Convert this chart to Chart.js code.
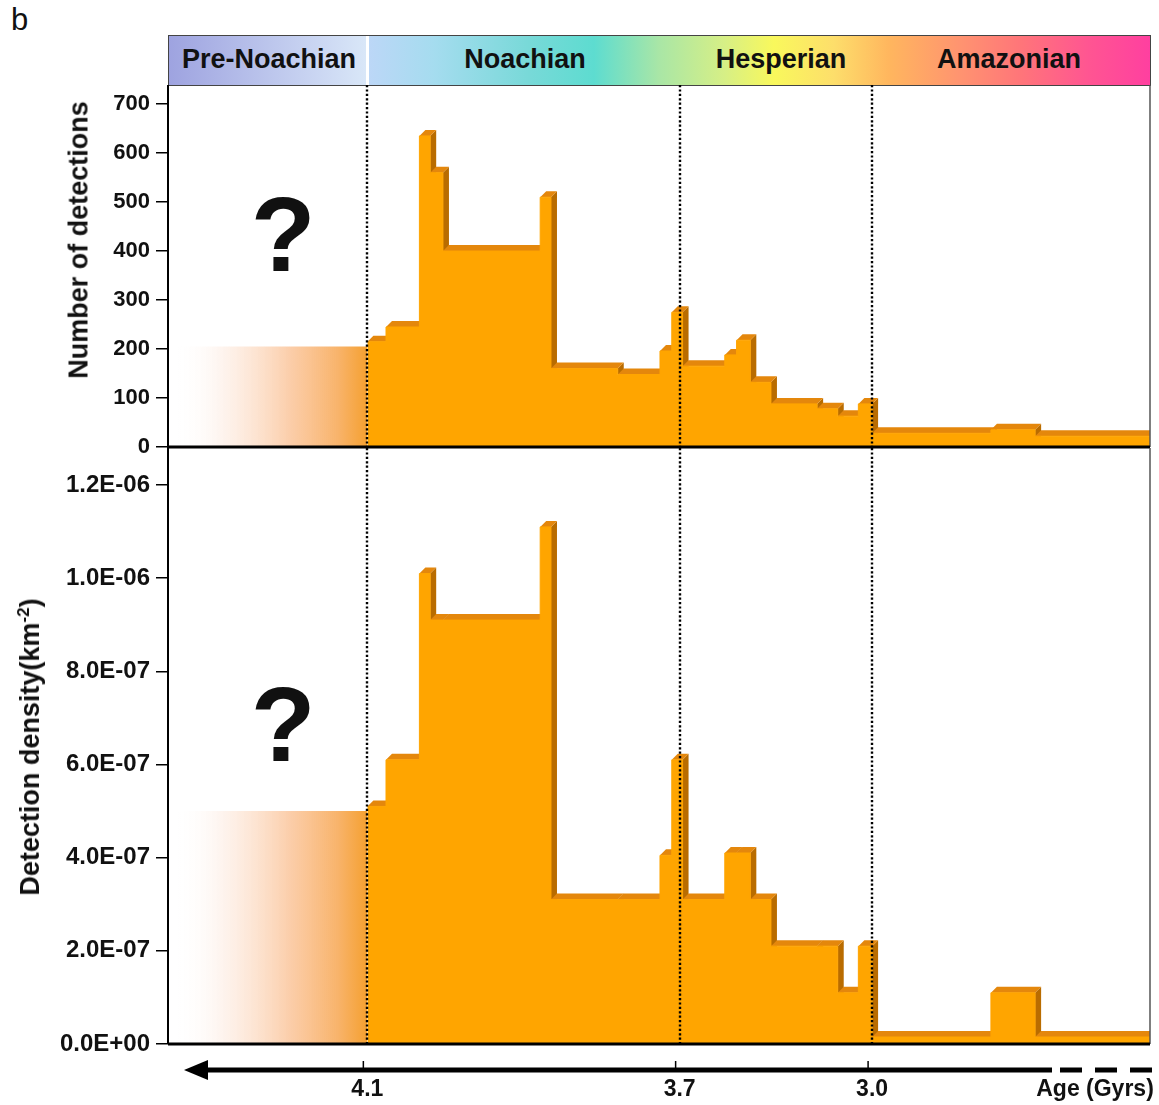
<!DOCTYPE html>
<html>
<head>
<meta charset="utf-8">
<script src="https://cdn.jsdelivr.net/npm/chart.js@4.4.0/dist/chart.umd.min.js"></script>
<style>
  body { margin:0; width:1159px; height:1105px; background:#fff; position:relative; overflow:hidden;
         font-family:"Liberation Sans", Arial, sans-serif; color:#111; }
  .panel { position:absolute; left:0; width:1159px; }
  #topPanel { top:85px; height:376px; }
  #botPanel { top:446px; height:659px; }
  #tag { position:absolute; left:11px; top:2px; font-size:31px; }
  #epochs { position:absolute; left:168px; top:35px; width:983px; height:51px; box-sizing:border-box;
            border:1.5px solid #444;
            background: linear-gradient(to right, #9ea3e0 0px, #d9e7f8 197px, #fff 197px, #fff 200px,
              #bcd7f7 200px, #a5dcef 265px, #78d9d8 360px, #5ddcd0 425px, #a9e6a6 490px, #d6ef86 555px,
              #f9f85c 605px, #fdde6b 665px, #ffb65e 720px, #ff9470 790px, #ff7679 850px, #ff5592 920px, #ff3fa0 982px); }
  .ep { position:absolute; top:0; line-height:47px; font-weight:bold; font-size:27px; transform:translateX(-50%); white-space:nowrap; }
  .ytitle { position:absolute; white-space:nowrap; font-weight:bold; font-size:27px; transform:translate(-50%,-50%) rotate(-90deg); }
  .ytitle sup { font-size:17px; }
  .q { position:absolute; left:250px; width:66px; text-align:center; font-weight:bold; font-size:106px; line-height:1; }
</style>
</head>
<body>
<div id="tag">b</div>
<div id="epochs">
  <span class="ep" style="left:100px">Pre-Noachian</span>
  <span class="ep" style="left:356px">Noachian</span>
  <span class="ep" style="left:612px">Hesperian</span>
  <span class="ep" style="left:840px">Amazonian</span>
</div>
<div class="panel" id="topPanel"><canvas id="topChart"></canvas></div>
<div class="panel" id="botPanel"><canvas id="botChart"></canvas></div>
<div class="ytitle" style="left:79px; top:240px">Number of detections</div>
<div class="ytitle" style="left:30px; top:747px">Detection density(km<sup>-2</sup>)</div>
<div class="q" style="top:181px">?</div>
<div class="q" style="top:671px">?</div>

<script>
// bin edges on the (non-linear) age axis, 0 = left edge, 100 = right edge
const binEdges = [20.3, 22.2, 25.6, 26.7, 28.0, 37.9, 39.0, 45.8, 50.1, 51.3, 52.4,
                  56.7, 57.9, 59.3, 61.4, 66.1, 68.2, 70.3, 71.7, 83.8, 88.3, 100];
const detections = [215, 245, 635, 560, 400, 510, 160, 148, 196, 275, 165,
                    188, 218, 132, 88, 78, 63, 88, 28, 35, 22];
const density = [5.1e-7, 6.1e-7, 1.01e-6, 9.1e-7, 9.1e-7, 1.11e-6, 3.1e-7, 3.1e-7, 4.05e-7, 6.1e-7, 3.1e-7,
                 4.1e-7, 4.1e-7, 3.1e-7, 2.1e-7, 2.1e-7, 1.1e-7, 2.1e-7, 1.5e-8, 1.1e-7, 1.5e-8];
// pre-Noachian (uncertain) extrapolation
const preNoachianSpan = [0.7, 20.3];
const preDetections = 205;
const preDensity = 5.0e-7;
// epoch boundaries and their ages
const epochBounds = [20.3, 52.1, 71.7];
const ageLabels = ['4.1', '3.7', '3.0'];
const detectionTicks = [0, 100, 200, 300, 400, 500, 600, 700];
const densityTicks = [0, 2e-7, 4e-7, 6e-7, 8e-7, 1.0e-6, 1.2e-6];

const family = '"Liberation Sans", Arial, sans-serif';
const orange = '#ffa500';
const depth = 6;

function stepPoints(values) {
    const pts = values.map((v, i) => ({x: binEdges[i], y: v}));
    pts.push({x: binEdges[values.length], y: values[values.length - 1]});
    return pts;
}

function preGradient(context) {
    const chart = context.chart;
    if (!chart.chartArea) return 'rgba(0,0,0,0)';
    const xs = chart.scales.x;
    const g = chart.ctx.createLinearGradient(xs.getPixelForValue(preNoachianSpan[0]), 0,
                                             xs.getPixelForValue(preNoachianSpan[1]), 0);
    g.addColorStop(0, 'rgba(255,255,255,0)');
    g.addColorStop(0.25, 'rgba(253,236,226,0.6)');
    g.addColorStop(0.6, 'rgba(251,200,160,0.9)');
    g.addColorStop(0.85, '#f8b36a');
    g.addColorStop(1, '#f5a030');
    return g;
}

function sciLabel(v) {
    const [m, e] = Number(v).toExponential(1).split('e');
    return m + 'E' + e[0] + e.slice(1).padStart(2, '0');
}

// 3D top and side faces for each bin
const relief = {
    id: 'relief',
    beforeDatasetsDraw(chart, args, opts) {
        const {ctx, chartArea: a, scales: {x, y}} = chart;
        const vals = opts.values;
        const base = y.getPixelForValue(0);
        ctx.save();
        ctx.beginPath();
        ctx.rect(a.left, a.top, a.right - a.left, a.bottom - a.top);
        ctx.clip();
        for (let i = 0; i < vals.length; i++) {
            const x0 = x.getPixelForValue(binEdges[i]);
            const x1 = x.getPixelForValue(binEdges[i + 1]);
            const top = y.getPixelForValue(vals[i]);
            ctx.fillStyle = '#b96c00';
            ctx.beginPath();
            ctx.moveTo(x1, top); ctx.lineTo(x1 + depth, top - depth);
            ctx.lineTo(x1 + depth, base); ctx.lineTo(x1, base);
            ctx.closePath(); ctx.fill();
            ctx.fillStyle = '#e4870c';
            ctx.beginPath();
            ctx.moveTo(x0, top); ctx.lineTo(x0 + depth, top - depth);
            ctx.lineTo(x1 + depth, top - depth); ctx.lineTo(x1, top);
            ctx.closePath(); ctx.fill();
        }
        ctx.restore();
    }
};

// dotted epoch lines and frame
const frame = {
    id: 'frame',
    afterDatasetsDraw(chart) {
        const {ctx, chartArea: a, scales: {x}} = chart;
        ctx.save();
        ctx.strokeStyle = '#000';
        ctx.lineWidth = 2.4;
        ctx.setLineDash([2.2, 2.2]);
        epochBounds.forEach(b => {
            const px = Math.round(x.getPixelForValue(b));
            ctx.beginPath(); ctx.moveTo(px, a.top); ctx.lineTo(px, a.bottom); ctx.stroke();
        });
        ctx.setLineDash([]);
        ctx.strokeStyle = '#555';
        ctx.lineWidth = 1.5;
        ctx.beginPath(); ctx.moveTo(a.right, a.top); ctx.lineTo(a.right, a.bottom); ctx.stroke();
        ctx.strokeStyle = '#000';
        ctx.lineWidth = 3;
        ctx.beginPath(); ctx.moveTo(a.left, a.bottom); ctx.lineTo(a.right, a.bottom); ctx.stroke();
        ctx.restore();
    }
};

// time arrow below the lower panel
const arrow = {
    id: 'arrow',
    afterDraw(chart) {
        const {ctx, chartArea: a, scales: {x}} = chart;
        const ay = a.bottom + 26;
        ctx.save();
        ctx.fillStyle = '#000';
        ctx.strokeStyle = '#000';
        ctx.lineWidth = 5;
        ctx.beginPath(); ctx.moveTo(a.left + 30, ay); ctx.lineTo(a.right - 98, ay); ctx.stroke();
        ctx.beginPath();
        ctx.moveTo(a.left + 16, ay); ctx.lineTo(a.left + 40, ay - 10); ctx.lineTo(a.left + 40, ay + 10);
        ctx.closePath(); ctx.fill();
        ctx.setLineDash([22, 13]);
        ctx.beginPath(); ctx.moveTo(a.right - 90, ay); ctx.lineTo(a.right + 9, ay); ctx.stroke();
        ctx.setLineDash([]);
        ctx.lineWidth = 1.5;
        epochBounds.forEach(b => {
            const px = x.getPixelForValue(b) - 4;
            ctx.beginPath(); ctx.moveTo(px, ay - 9); ctx.lineTo(px, ay); ctx.stroke();
        });
        ctx.restore();
    }
};

function yAxis(ticks, max, fmt, size) {
    return {
        min: 0,
        max: max,
        afterBuildTicks: s => { s.ticks = ticks.map(v => ({value: v})); },
        afterFit: s => { s.width = 168; s.paddingTop = 0; s.paddingBottom = 0; },
        border: {display: true, color: '#000', width: 2},
        grid: {drawOnChartArea: false, drawTicks: true, tickLength: 12, lineWidth: 1.5, color: '#000'},
        ticks: {font: {family, weight: 'bold', size: size}, color: '#111', padding: 6, callback: fmt}
    };
}

function makeChart(id, values, preValue, yOpts, xOpts, padding, plugins) {
    return new Chart(document.getElementById(id), {
        type: 'line',
        data: {
            datasets: [
                {
                    data: [{x: preNoachianSpan[0], y: preValue}, {x: preNoachianSpan[1], y: preValue}],
                    fill: 'origin',
                    backgroundColor: preGradient,
                    borderColor: 'rgba(0,0,0,0)',
                    borderWidth: 1,
                    pointRadius: 0
                },
                {
                    data: stepPoints(values),
                    stepped: 'before',
                    fill: 'origin',
                    backgroundColor: orange,
                    borderColor: orange,
                    borderWidth: 1,
                    pointRadius: 0
                }
            ]
        },
        options: {
            responsive: true,
            maintainAspectRatio: false,
            animation: false,
            layout: {padding: padding},
            plugins: {legend: {display: false}, tooltip: {enabled: false}, relief: {values: values}},
            scales: {x: xOpts, y: yOpts}
        },
        plugins: plugins
    });
}

const hiddenX = {type: 'linear', min: 0, max: 100, display: false};

makeChart('topChart', detections, preDetections,
    yAxis(detectionTicks, 739, v => v, 22),
    hiddenX,
    {left: 0, right: 9, top: 0, bottom: 14},
    [relief, frame]);

const xLabels = [...ageLabels, 'Age (Gyrs)'];
makeChart('botChart', density, preDensity,
    yAxis(densityTicks, 1.2794e-6, v => sciLabel(v), 24),
    {
        type: 'linear', min: 0, max: 100,
        afterBuildTicks: s => { s.ticks = [...epochBounds, 94.4].map(v => ({value: v})); },
        afterFit: s => { s.height = 61; s.paddingLeft = 0; s.paddingRight = 0; },
        border: {display: false},
        grid: {display: false, drawTicks: false},
        ticks: {font: {family, weight: 'bold', size: 23}, color: '#111', padding: 32,
                maxRotation: 0, autoSkip: false, callback: (v, i) => xLabels[i]}
    },
    {left: 0, right: 9, top: 2, bottom: 0},
    [relief, frame, arrow]);
</script>
</body>
</html>
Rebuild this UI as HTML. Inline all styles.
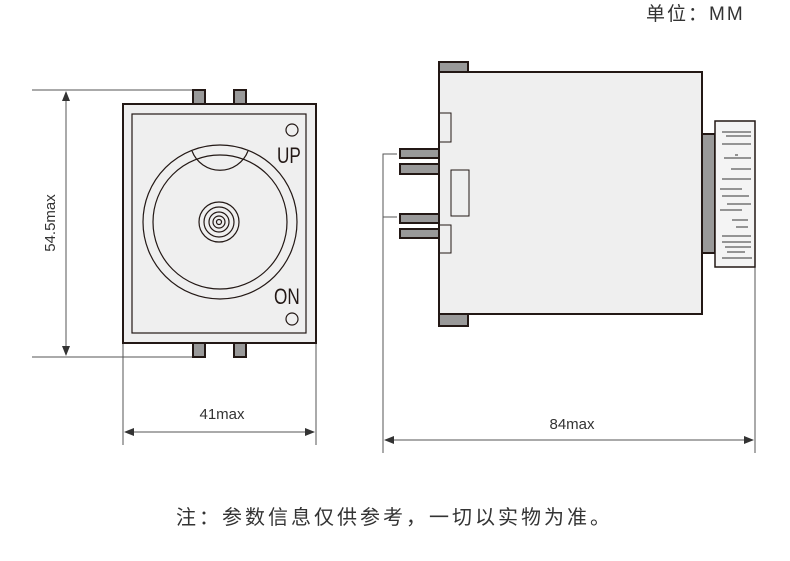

**Task goal:** List all lines in the material containing the string "this".

**Exercise output:**
Convert this chart to Chart.js code.
Rebuild this UI as HTML. Inline all styles.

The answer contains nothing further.